100円ショップの粘土
保育園の帰り道に立ち寄った100円ショップで4歳の君が見つけたのは粘土だった。100円ショップに行くと何かしら買ってもらえると思っている君もどうかと思うが、そう思わせてしまう環境をつくったのは親である僕であろうから何も言えない。
この日、ちょうど保育園でも粘土で遊んだらしい。保育園は白色だけだったらしいけど、100円ショップの粘土にはいろんな色が混じっていた。こんな立派な粘土が100円というのもまた恐ろしい。いったいどうこの社会は成り立っているのか。100円ショップは不当労働の温床になっているのではないだろうか。
背景のわからないものはあまり買いたくないのだけれど、そもそも100円ショップに立ち寄ってる時点で自己矛盾に陥っていると言ってよい。
そういえば、粘土の原材料は小麦粉であることをつい数年前に知った。僕が子どものころの粘土も小麦粉が原材料だったのだろうか。あの臭い油粘土も小麦粉からできてたのだろうか。そんなことをふと思いながら、結局、買ってしまった。
粘土の作品
翌日は祝日、朝7時30分の起床とともに前日に買った粘土を手にした君の記憶力というべきか執念というべか、は、すごい。
まだ眠いのに、まだ寝ていたいのに、朝から粘土での作品づくりにお付き合い。君の製作時間はなんと5分。 はやっ。
え、「ちんちん?」と尋ねると、「違うよ!ロケットだよ!」とムキになる。紫芋のタルトの上にちんちんがのってるようにしか思えない僕の発想ときたら末期的なのかもしれない。
アメリカンドッグらしい。ん~、わからない。わからないけれど、アメリカンドッグなのだろう。最近、アメリカンドッグにハマってる君が言うのだから間違いないと思う。
リンゴだと言う。もう僕には理解が追いつかないけれど、リンゴなのだろう。リンゴを食べ過ぎて喉にアレルギー反応が出ちゃうほどの君が言うんだからやはり間違いないんだろう。

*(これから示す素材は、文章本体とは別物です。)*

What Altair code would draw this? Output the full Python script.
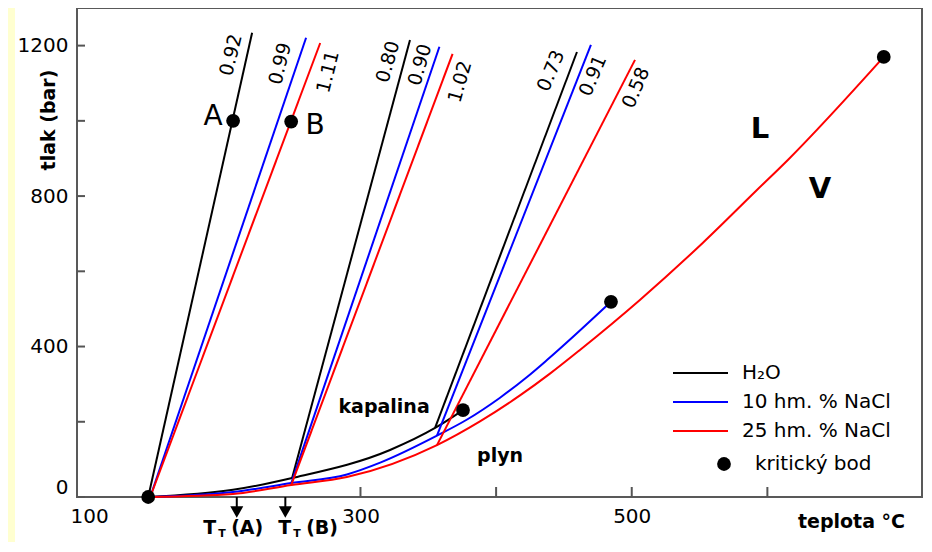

なんともだいたんな発想と作品に圧倒される。世に認められている造形の価値もまったくわからない僕である。もしかしたらこの作品たちも価値のあるレベルなのかもと思ってしまうのはあまりにも無知で短絡的なのか。
いや、いや、いいではないか、いいではないか。
そういえば、最初はかき氷のブルーハワイを作ると張り切っていた君は一体どこにいってしまったんだろうか。